Set exercise: With all pictures omitted, return verbatim the lines from the beginning of the records below through the line containing "40000, 45000, 50000];".

#### Data records ####

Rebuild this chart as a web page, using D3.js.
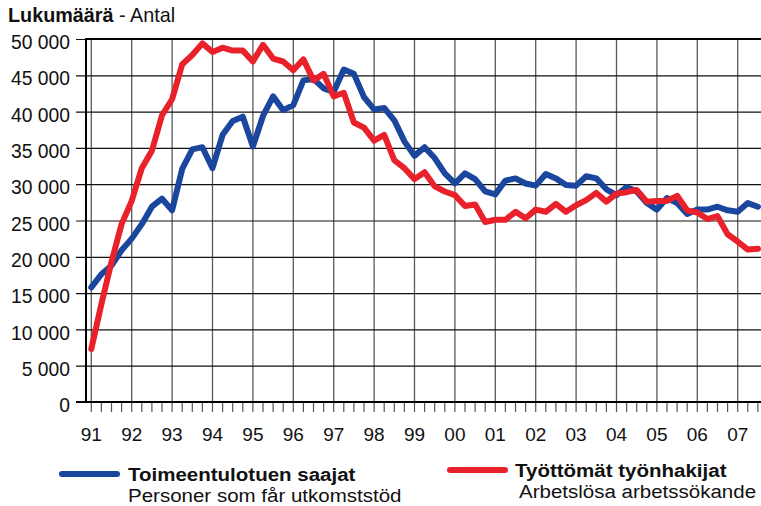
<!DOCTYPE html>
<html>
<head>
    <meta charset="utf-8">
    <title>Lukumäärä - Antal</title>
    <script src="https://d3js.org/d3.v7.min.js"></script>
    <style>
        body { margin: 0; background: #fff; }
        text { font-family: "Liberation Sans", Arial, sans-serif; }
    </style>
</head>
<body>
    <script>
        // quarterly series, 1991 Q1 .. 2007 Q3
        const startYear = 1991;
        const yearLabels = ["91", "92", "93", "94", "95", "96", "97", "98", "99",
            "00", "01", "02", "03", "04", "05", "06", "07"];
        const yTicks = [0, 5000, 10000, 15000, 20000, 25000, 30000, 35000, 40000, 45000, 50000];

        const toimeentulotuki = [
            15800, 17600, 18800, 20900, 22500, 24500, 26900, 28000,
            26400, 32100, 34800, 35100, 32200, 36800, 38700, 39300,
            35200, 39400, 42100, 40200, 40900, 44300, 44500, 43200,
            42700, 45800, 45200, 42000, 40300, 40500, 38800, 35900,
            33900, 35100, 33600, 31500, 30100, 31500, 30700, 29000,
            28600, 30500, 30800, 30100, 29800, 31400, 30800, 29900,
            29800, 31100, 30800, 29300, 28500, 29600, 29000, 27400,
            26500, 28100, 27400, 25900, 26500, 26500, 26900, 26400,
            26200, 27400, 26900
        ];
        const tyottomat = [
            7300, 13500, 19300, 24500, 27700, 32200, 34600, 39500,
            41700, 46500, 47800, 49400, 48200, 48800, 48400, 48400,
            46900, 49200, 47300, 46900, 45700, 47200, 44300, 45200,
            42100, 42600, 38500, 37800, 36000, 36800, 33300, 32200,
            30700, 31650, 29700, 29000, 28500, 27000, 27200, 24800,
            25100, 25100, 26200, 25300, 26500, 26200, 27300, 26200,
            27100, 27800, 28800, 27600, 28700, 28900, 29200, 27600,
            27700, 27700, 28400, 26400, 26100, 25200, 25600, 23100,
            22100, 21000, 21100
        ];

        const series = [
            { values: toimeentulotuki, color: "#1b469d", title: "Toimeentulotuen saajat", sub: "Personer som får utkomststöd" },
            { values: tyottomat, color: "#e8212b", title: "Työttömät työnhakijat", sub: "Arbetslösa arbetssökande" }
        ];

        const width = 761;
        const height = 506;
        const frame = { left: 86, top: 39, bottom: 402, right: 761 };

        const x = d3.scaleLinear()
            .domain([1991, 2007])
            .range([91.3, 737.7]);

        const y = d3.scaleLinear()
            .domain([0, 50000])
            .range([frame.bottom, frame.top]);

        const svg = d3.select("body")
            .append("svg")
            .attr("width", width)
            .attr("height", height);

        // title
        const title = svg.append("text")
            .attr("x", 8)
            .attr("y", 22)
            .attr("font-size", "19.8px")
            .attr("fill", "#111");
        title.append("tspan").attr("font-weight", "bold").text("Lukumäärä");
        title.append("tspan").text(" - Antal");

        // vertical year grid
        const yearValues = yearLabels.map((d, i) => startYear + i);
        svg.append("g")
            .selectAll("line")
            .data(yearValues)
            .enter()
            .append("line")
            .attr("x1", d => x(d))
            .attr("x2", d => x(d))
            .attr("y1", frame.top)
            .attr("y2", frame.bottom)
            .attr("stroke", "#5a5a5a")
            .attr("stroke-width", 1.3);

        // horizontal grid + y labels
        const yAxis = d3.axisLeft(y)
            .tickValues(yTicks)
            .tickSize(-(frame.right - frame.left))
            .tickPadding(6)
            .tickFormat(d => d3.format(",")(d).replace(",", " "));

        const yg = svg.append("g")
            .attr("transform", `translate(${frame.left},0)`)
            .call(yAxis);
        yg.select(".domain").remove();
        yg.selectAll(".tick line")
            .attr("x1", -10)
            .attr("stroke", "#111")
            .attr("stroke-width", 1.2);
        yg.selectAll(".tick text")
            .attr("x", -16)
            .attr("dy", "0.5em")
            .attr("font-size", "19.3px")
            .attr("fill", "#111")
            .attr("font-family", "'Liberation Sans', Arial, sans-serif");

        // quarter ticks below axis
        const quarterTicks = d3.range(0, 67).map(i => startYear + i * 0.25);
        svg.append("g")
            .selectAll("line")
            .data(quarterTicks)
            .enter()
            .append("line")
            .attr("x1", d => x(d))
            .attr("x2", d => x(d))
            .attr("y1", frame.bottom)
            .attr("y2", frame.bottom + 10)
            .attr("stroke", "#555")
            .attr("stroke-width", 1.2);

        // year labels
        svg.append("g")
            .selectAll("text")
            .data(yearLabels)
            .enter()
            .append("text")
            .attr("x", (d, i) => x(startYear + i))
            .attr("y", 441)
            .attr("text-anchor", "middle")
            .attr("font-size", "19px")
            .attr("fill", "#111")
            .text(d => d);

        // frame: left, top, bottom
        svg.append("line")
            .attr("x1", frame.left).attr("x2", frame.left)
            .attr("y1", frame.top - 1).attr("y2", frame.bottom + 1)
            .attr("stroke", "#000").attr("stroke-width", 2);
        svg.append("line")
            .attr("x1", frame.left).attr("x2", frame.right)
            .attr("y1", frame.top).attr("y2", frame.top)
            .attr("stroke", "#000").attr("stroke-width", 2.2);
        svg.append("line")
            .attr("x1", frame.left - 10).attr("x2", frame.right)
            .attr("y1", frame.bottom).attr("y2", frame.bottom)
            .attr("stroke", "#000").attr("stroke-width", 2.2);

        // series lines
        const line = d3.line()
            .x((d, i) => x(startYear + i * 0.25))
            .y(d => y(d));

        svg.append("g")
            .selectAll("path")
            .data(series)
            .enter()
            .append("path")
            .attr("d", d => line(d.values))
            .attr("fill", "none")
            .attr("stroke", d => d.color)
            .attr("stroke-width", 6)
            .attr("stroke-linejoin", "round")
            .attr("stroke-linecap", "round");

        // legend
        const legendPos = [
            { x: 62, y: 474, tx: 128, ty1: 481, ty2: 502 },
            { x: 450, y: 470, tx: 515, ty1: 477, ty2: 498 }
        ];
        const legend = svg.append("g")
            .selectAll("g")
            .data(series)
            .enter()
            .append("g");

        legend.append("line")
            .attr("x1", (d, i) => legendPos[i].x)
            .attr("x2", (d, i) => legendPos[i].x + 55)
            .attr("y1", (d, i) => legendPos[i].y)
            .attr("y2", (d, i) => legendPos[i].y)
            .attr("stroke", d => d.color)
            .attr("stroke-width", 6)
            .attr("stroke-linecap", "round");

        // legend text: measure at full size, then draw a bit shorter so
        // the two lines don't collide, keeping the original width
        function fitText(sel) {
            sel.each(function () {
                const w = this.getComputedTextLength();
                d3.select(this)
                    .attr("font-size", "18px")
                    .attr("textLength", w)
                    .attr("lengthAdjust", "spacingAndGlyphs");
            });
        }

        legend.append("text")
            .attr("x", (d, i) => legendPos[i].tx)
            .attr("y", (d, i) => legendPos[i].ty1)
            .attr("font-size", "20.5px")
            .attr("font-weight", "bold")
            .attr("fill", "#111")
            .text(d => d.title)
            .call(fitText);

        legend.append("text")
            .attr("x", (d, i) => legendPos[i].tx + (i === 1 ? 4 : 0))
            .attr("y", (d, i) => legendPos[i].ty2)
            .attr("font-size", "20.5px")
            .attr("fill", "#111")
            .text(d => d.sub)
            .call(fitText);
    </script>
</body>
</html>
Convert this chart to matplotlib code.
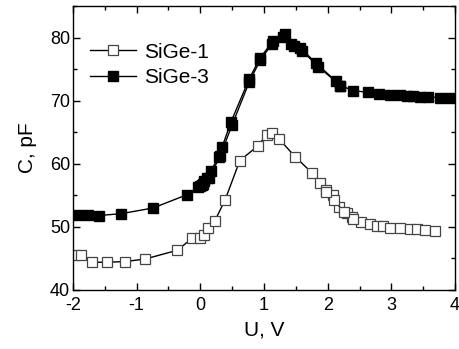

####

Output:
Rebuild this chart as a web page, using D3.js.
<!DOCTYPE html>
<html>
<head>
    <meta charset="utf-8">
    <title>Lukumäärä - Antal</title>
    <script src="https://d3js.org/d3.v7.min.js"></script>
    <style>
        body { margin: 0; background: #fff; }
        text { font-family: "Liberation Sans", Arial, sans-serif; }
    </style>
</head>
<body>
    <script>
        // quarterly series, 1991 Q1 .. 2007 Q3
        const startYear = 1991;
        const yearLabels = ["91", "92", "93", "94", "95", "96", "97", "98", "99",
            "00", "01", "02", "03", "04", "05", "06", "07"];
        const yTicks = [0, 5000, 10000, 15000, 20000, 25000, 30000, 35000, 40000, 45000, 50000];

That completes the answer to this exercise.